Hier rest nog de kleine geschiedenis van het inslapen van de Vereniging NIBE. Teneinde een fiscale claim van 68% te ontlopen is de Vereniging NIBE uiteindelijk juridisch gefuseerd met de Nederlandse Vereniging van Banken. Door het continue overname- en fusie proces in het Nederlandse bankwezen behoorden vrijwel alle oorspronkelijke oprichters en later daaraan gelijkgestelden van het NIBE uiteindelijk ook tot de ledenkring van de NVB. Drie uitzonderingen: DNB, AEX en VBOL (Vereniging Bemiddelaars in Onderhandse leningen). Zij werden ‘uitgekocht’ pro rata hun laatst bekende stemgewicht, i.c. NLG 6,4 voor alle 3 samen.

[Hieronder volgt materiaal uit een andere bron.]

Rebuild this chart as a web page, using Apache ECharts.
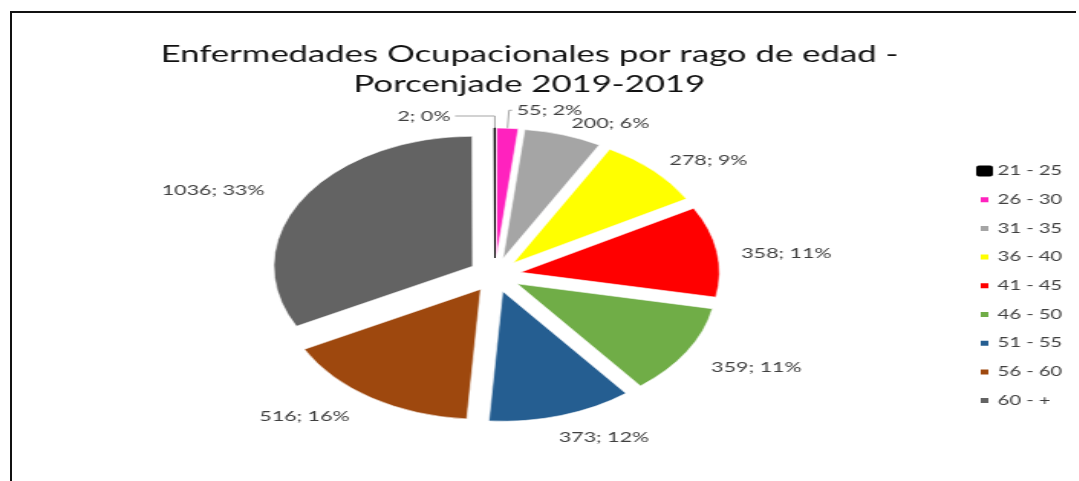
<!DOCTYPE html>
<html>
<head>
<meta charset="utf-8">
<script src="https://cdn.jsdelivr.net/npm/echarts@6/dist/echarts.min.js"></script>
<style>
  html, body { margin: 0; padding: 0; background: #fff; }
  #wrap { position: relative; width: 1079px; height: 481px; overflow: hidden; background: #fff; }
  /* the source picture is stretched sideways, so the chart is too */
  #chart { position: absolute; left: 0; top: 0; height: 481px; transform-origin: 0 0; }
  #frame { position: absolute; left: 10px; top: 11px; width: 1064px; height: 480px;
           border-top: 2px solid #111; border-left: 2px solid #111; }
</style>
</head>
<body>
<div id="wrap">
  <div id="frame"></div>
  <div id="chart"></div>
</div>
<script>
(function(){
    //datos del grafico
    var rangos = ['21 - 25', '26 - 30', '31 - 35', '36 - 40', '41 - 45', '46 - 50', '51 - 55', '56 - 60', '60 - +'];
    var casos = [2, 55, 200, 278, 358, 359, 373, 516, 1036];
    var colores = ['#000000', '#FF22BE', '#A5A5A5', '#FFFF00', '#FF0000', '#70AD47', '#255E91', '#9E480E', '#636363'];
    var titulo = 'Enfermedades Ocupacionales por rago de edad -\nPorcenjade 2019-2019';

    //pequeños ajustes de las etiquetas (px sin estirar)
    var ajusteX = [0, 0, -10, -8, -5, -4, -17, 3, -5];
    var ajusteY = [0, 0, -4, -4, 3, 12, 14, 12, -4];

    var S = 1.53;                 //estiramiento horizontal
    var W = Math.round(1079 / S);
    var el = document.getElementById('chart');
    el.style.width = W + 'px';
    el.style.transform = 'scaleX(' + S + ')';

    var datos = casos.map(function(v, i){
        var d = {
            name: rangos[i],
            value: v,
            selected: true,
            itemStyle: { color: colores[i] },
            labelLine: { show: i < 2 }
        };
        if(i == 0){
            d.itemStyle.borderColor = '#000';
            d.itemStyle.borderWidth = 1;
            d.labelLine.length = 12;
            d.labelLine.length2 = 26;
        }else if(i == 1){
            d.labelLine.length = 18;
            d.labelLine.length2 = 2;
        }
        return d;
    });

    var leyenda = rangos.map(function(r, i){
        return i == 0 ? { name: r, itemStyle: { borderColor: '#000', borderWidth: 4 } } : { name: r };
    });

    var myChart = echarts.init(el, null, { renderer: 'canvas' });
    myChart.setOption({
        animation: false,
        textStyle: { fontFamily: 'Lato' },
        title: {
            text: titulo,
            left: 341,
            top: 35,
            textAlign: 'center',
            textStyle: { fontFamily: 'Lato', fontSize: 22.7, fontWeight: 'normal', color: '#111', lineHeight: 30 }
        },
        legend: {
            orient: 'vertical',
            left: 633,
            top: 159.5,
            itemWidth: 7,
            itemHeight: 7,
            itemGap: 15.7,
            icon: 'rect',
            data: leyenda,
            textStyle: { fontFamily: 'Lato', fontSize: 13.2, color: '#404040' }
        },
        series: [{
            type: 'pie',
            center: [323.5, 275],
            radius: 130,
            startAngle: 90.15,
            selectedMode: 'multiple',
            selectedOffset: 17,
            percentPrecision: 0,
            avoidLabelOverlap: true,
            itemStyle: { borderColor: '#fff', borderWidth: 0.6 },
            label: {
                show: true,
                position: 'outside',
                formatter: '{c}; {d}%',
                fontFamily: 'Lato',
                fontSize: 14,
                color: '#404040',
                distanceToLabelLine: 3
            },
            labelLine: {
                length: 8,
                length2: 10,
                lineStyle: { color: '#A5A5A5', width: 1 }
            },
            labelLayout: function(p){
                return { dx: ajusteX[p.dataIndex], dy: ajusteY[p.dataIndex] };
            },
            emphasis: { disabled: true },
            data: datos
        }]
    });
})()
</script>
</body>
</html>
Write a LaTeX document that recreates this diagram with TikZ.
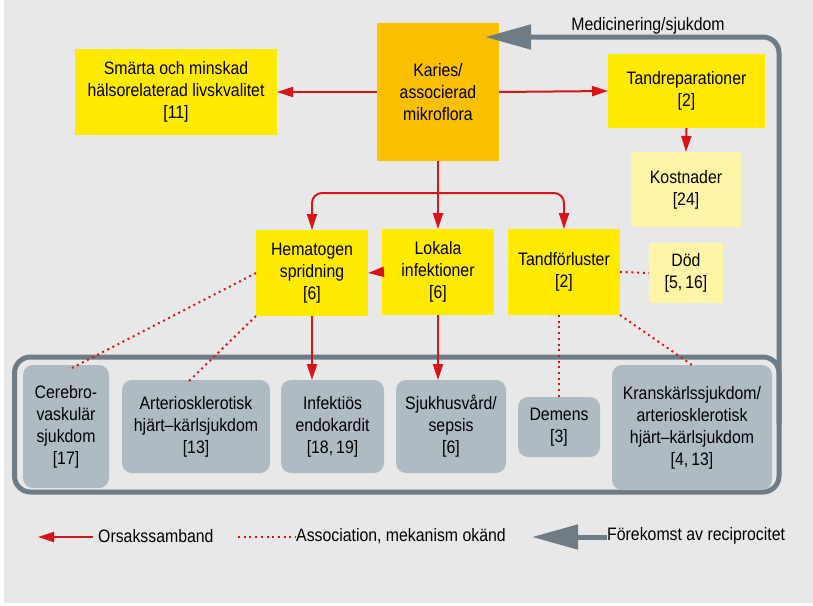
\documentclass[tikz,border=0pt]{standalone}
\usepackage{fontspec}
\setmainfont[FakeStretch=0.88]{Liberation Sans}
\usetikzlibrary{calc}
\usetikzlibrary{arrows.meta}
\definecolor{bgGray}{HTML}{E8E8E8}
\definecolor{kariesOrange}{HTML}{FBC100}
\definecolor{boxYellow}{HTML}{FFEA00}
\definecolor{paleYellow}{HTML}{FFF5A6}
\definecolor{slate}{HTML}{AFBBC3}
\definecolor{frameGray}{HTML}{6F7C85}
\definecolor{causeRed}{HTML}{D7141A}
\tikzset{
  box/.style = {fill=#1, align=center, inner sep=0pt, outer sep=0pt, font=\fontsize{18}{22}\selectfont},
  softbox/.style = {box={#1}, rounded corners=10pt},
  cause/.style = {color=#1, line width=2pt, -{Triangle[length=16pt,width=10pt]}},
  assoc/.style = {color=#1, line width=2pt, dash pattern=on 2pt off 3.7pt},
  recip/.style = {color=#1, line width=5pt, -{Triangle[length=46pt,width=24pt]}},
  frame/.style = {draw=#1, line width=5pt, rounded corners=16pt, inner sep=0pt, outer sep=0pt},
  legendText/.style = {inner sep=0pt, anchor=west, font=\fontsize{18}{22}\selectfont}
}

\begin{document}
\begin{tikzpicture}[x=1pt, y=-1pt]

    % Background
    \useasboundingbox (0,0) rectangle (813,605);
    \fill[bgGray] (4,0) rectangle (813,603);

    % Top row
    \node[box={kariesOrange}, minimum width=122pt, minimum height=138pt] (karies) at (438,92) {Karies/\\associerad\\mikroflora};
    \node[box={boxYellow}, minimum width=202pt, minimum height=86pt] (smarta) at (176,92) {Smärta och minskad\\hälsorelaterad livskvalitet\\{}[11]};
    \node[box={boxYellow}, minimum width=157pt, minimum height=74pt] (repar) at (686.5,91) {Tandreparationer\\{}[2]};
    \node[box={paleYellow}, minimum width=110pt, minimum height=75pt] (kost) at (686,189.5) {Kostnader\\{}[24]};

    % Middle row
    \node[box={boxYellow}, minimum width=112pt, minimum height=86pt] (hema) at (312,273) {Hematogen\\spridning\\{}[6]};
    \node[box={boxYellow}, minimum width=112pt, minimum height=86pt] (lokal) at (438,272) {Lokala\\infektioner\\{}[6]};
    \node[box={boxYellow}, minimum width=112pt, minimum height=86pt] (forlust) at (564,272) {Tandförluster\\{}[2]};
    \node[box={paleYellow}, minimum width=74pt, minimum height=60pt] (dod) at (686,273) {Död\\{}[5,\,16]};

    % Frame with outcomes
    \node[frame={frameGray}, minimum width=764.5pt, minimum height=135pt] (ram) at (396.75,424.5) {};
    \node[softbox={slate}, minimum width=86pt, minimum height=123pt] (cere) at (66,426.5) {Cerebro-\\vaskulär\\sjukdom\\{}[17]};
    \node[softbox={slate}, minimum width=148pt, minimum height=93pt] (arter) at (196,426.5) {Arteriosklerotisk\\hjärt--kärlsjukdom\\{}[13]};
    \node[softbox={slate}, minimum width=103pt, minimum height=93pt] (endo) at (332.5,426.5) {Infektiös\\endokardit\\{}[18,\,19]};
    \node[softbox={slate}, minimum width=110pt, minimum height=93pt] (sjukhus) at (451,426.5) {Sjukhusvård/\\sepsis\\{}[6]};
    \node[softbox={slate}, minimum width=82pt, minimum height=60pt] (demens) at (559,427) {Demens\\{}[3]};
    \node[softbox={slate}, minimum width=160pt, minimum height=125pt] (krans) at (692,427.5) {Kranskärlssjukdom/\\arteriosklerotisk\\hjärt--kärlsjukdom\\{}[4,\,13]};

    % Reciprocity
    \coordinate (back) at (485,37);
    \draw[recip={frameGray}, rounded corners=16pt] (ram.east) |- (back);
    \node[font=\fontsize{18}{22}\selectfont, anchor=base, inner sep=0pt] (medic) at (648,30) {Medicinering/sjukdom};

    % Causal links
    \coordinate (split) at (438,193);
    \draw[cause={causeRed}] (karies.west) -- (smarta.east);
    \draw[cause={causeRed}] (karies.east) -- (repar.west);
    \draw[cause={causeRed}] (repar.south) -- (kost.north);
    \draw[cause={causeRed}] (karies.south) -- (lokal.north);
    \draw[cause={causeRed}, rounded corners=10pt] (split) -| (hema.north);
    \draw[cause={causeRed}, rounded corners=10pt] (split) -| (forlust.north);
    \draw[cause={causeRed}] (lokal.west) -- (hema.east);
    \draw[cause={causeRed}] (hema.south) -- (hema.south |- endo.north);
    \draw[cause={causeRed}] (lokal.south) -- (lokal.south |- sjukhus.north);

    % Associations
    \draw[assoc={causeRed}] (hema.west) -- ([shift={(6,3)}]cere.north);
    \draw[assoc={causeRed}] (hema.south west) -- ([shift={(-9,3)}]arter.north);
    \draw[assoc={causeRed}] (forlust.south -| demens.north) -- (demens.north);
    \draw[assoc={causeRed}] (forlust.south east) -- (krans.north);
    \draw[assoc={causeRed}] (forlust.east) -- (dod.west);

    % Legend
    \coordinate (lcTip) at (38,537);
    \coordinate (laStart) at (238,537);
    \coordinate (lrTip) at (532,537);
    \node[legendText] (lcause) at (98,536) {Orsakssamband};
    \node[legendText] (lassoc) at (296,536) {Association, mekanism okänd};
    \node[legendText] (lrecip) at (607,536) {Förekomst av reciprocitet};
    \draw[cause={causeRed}] ([xshift=-5pt]lcause.west |- lcTip) -- (lcTip);
    \draw[assoc={causeRed}] (laStart) -- (lassoc.west |- laStart);
    \draw[recip={frameGray}] (lrecip.west |- lrTip) -- (lrTip);

\end{tikzpicture}
\end{document}
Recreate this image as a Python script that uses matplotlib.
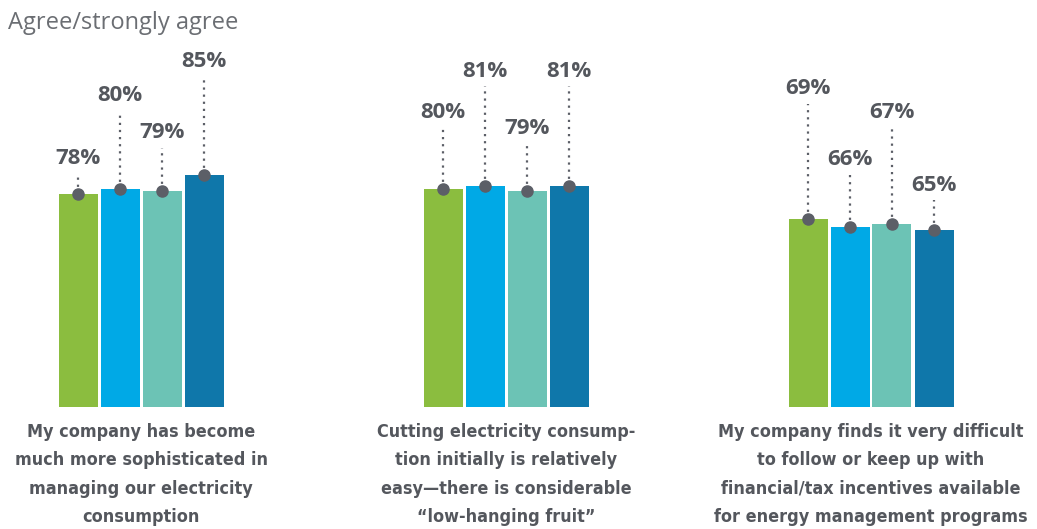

En de verenigingsgedachte? Deze is het langst blijven leven bij de laatste voorzitter, Dolf van den Brink. Nog in de vergadering van het Dagelijks Bestuur van 27 oktober 1999 – de fusie was al op 1 juli – pleitte Dolf voor behoud van de binding bedrijfstak-BV, desnoods middels een aandeelhoudende stichting. Maar aandelen in dode hand of een verder lege participatiemaatschappij sprak de andere bestuursleden niet aan. Vervolgens maakte Dolf zich sterk voor behoud van – een soort van – NIBE-jaardag en het ondersteunen van een leerstoel ‘vanwege’ NIBE-SVV. Die leerstoel is er gekomen, eerst bekleed door Dolf zelf en
anno 2016 door de Nibeaan prof. dr Rob Schotsman. De laatste jaardag, de 30e, was die van 1999, met een mooi afsluitend diner bij ABN.AMRO op de Mahlerstraat, waar een keur van vroegere bestuursleden, preadviseurs en coreferenten aanzaten. Niet preadviseur van de dag, Rijkman Groenink; die werd die dag aangekondigd als opvolger van Jan Kalff.